Centre's Fact-Check Unit Put On Hold, Top Court Cites "Freedom Of Speech"

The bench led by Chief Justice of India DY Chandrachud did not comment on the merits of the case.

A day after the Centre notified the Fact Check Unit under the Press Information Bureau to "address the challenge of fake news", the Supreme Court today paused the notification, setting aside the Bombay High Court's go-ahead to the government's move.

A bench of Chief Justice of India DY Chandrachud, Justice JB Pardiwala and Justice Manoj Misra said the matter concerns freedom of expression. The court, however, did not comment on the merits of the case.

Stand-up comic Kunal Kamra and the Editors Guild of India had approached Bombay High Court, seeking a direction to restrain the Centre from notifying the Fact Check Unit.

The provision for a Fact Check Unit was part of the amendments to the Information Technology (Intermediary Guidelines and Digital Media Ethics Code) Rules, 2021, brought by the Centre last year.

Under the rules, if this unit comes across or is informed about any posts that are fake, false, and contain misleading facts about the business of the government, it would flag them to social media intermediaries. Once such a post is flagged, the intermediary has the option of taking it down or putting a disclaimer. In taking the second option, the intermediary risks legal action.

The petitioners had expressed concerns of censorship and said the new rules would restrict users from expressing themselves freely on social media. They had said the social media intermediaries would readily remove posts flagged by the government's Fact Check Unit to avoid legal troubles.

Mr Kamra also challenged the new IT rules for violating his right to work as a political satirist and expressed fear of losing his social media access if his content is flagged by the Fact Check Unit. The rules will allow the government to flag any content critical of its policies, he said.

The Centre had responded that the rules were issued in public interest to crack down on fake news. It had also said the fact-check will be based on evidence and such decisions can be challenged in courts.

The Centre also said political opinions, satire and comedy are not linked to government business; the petitioners have argued that 'business of the Central Government' is a "vague" area.

On March 11, the Bombay High Court refused to grant an interim stay on setting up the Fact-Check Unit, noting that no grave and irreparable loss would be caused.

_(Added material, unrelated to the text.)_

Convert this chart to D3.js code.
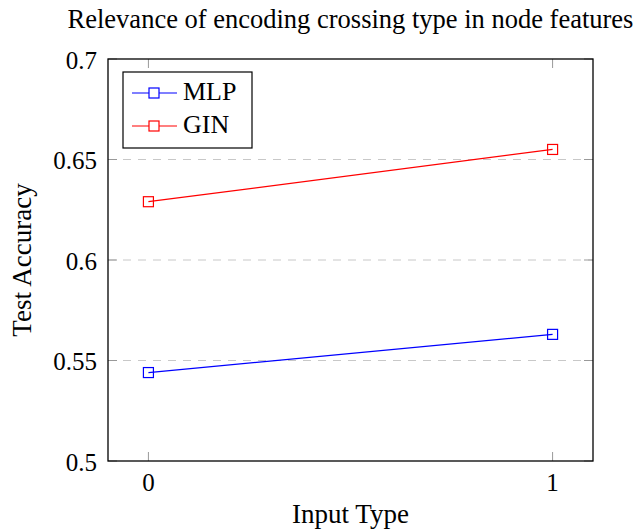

The single-judge bench noted that the petitioners fear that exchange of information in the form of political discourses or comments, political satire, and so on may be targeted if the Fact Check Unit is notified. However, the Solicitor General has said the unit only intends to deal with government business in its strict sense, and did not aim to muzzle political views, satire or sarcasm, it noted.

The petitions against the new IT Rules were referred to a single-judge bench after a division bench's split verdict in January. While one of the judges on the division bench had struck down the rules, terming them unconstitutional, another had upheld them.

Last year, the Centre had assured the court that it would not notify the Fact Check Unit until a final verdict on IT rules. But after the split verdict, the Centre said the oral assurance could be extended only until the third judge took up the matter. The petitioners had then filed interim applications, seeking a pause on notifying the Fact Check Unit. After getting no relief from Bombay High Court, the petitioners approached the Supreme Court.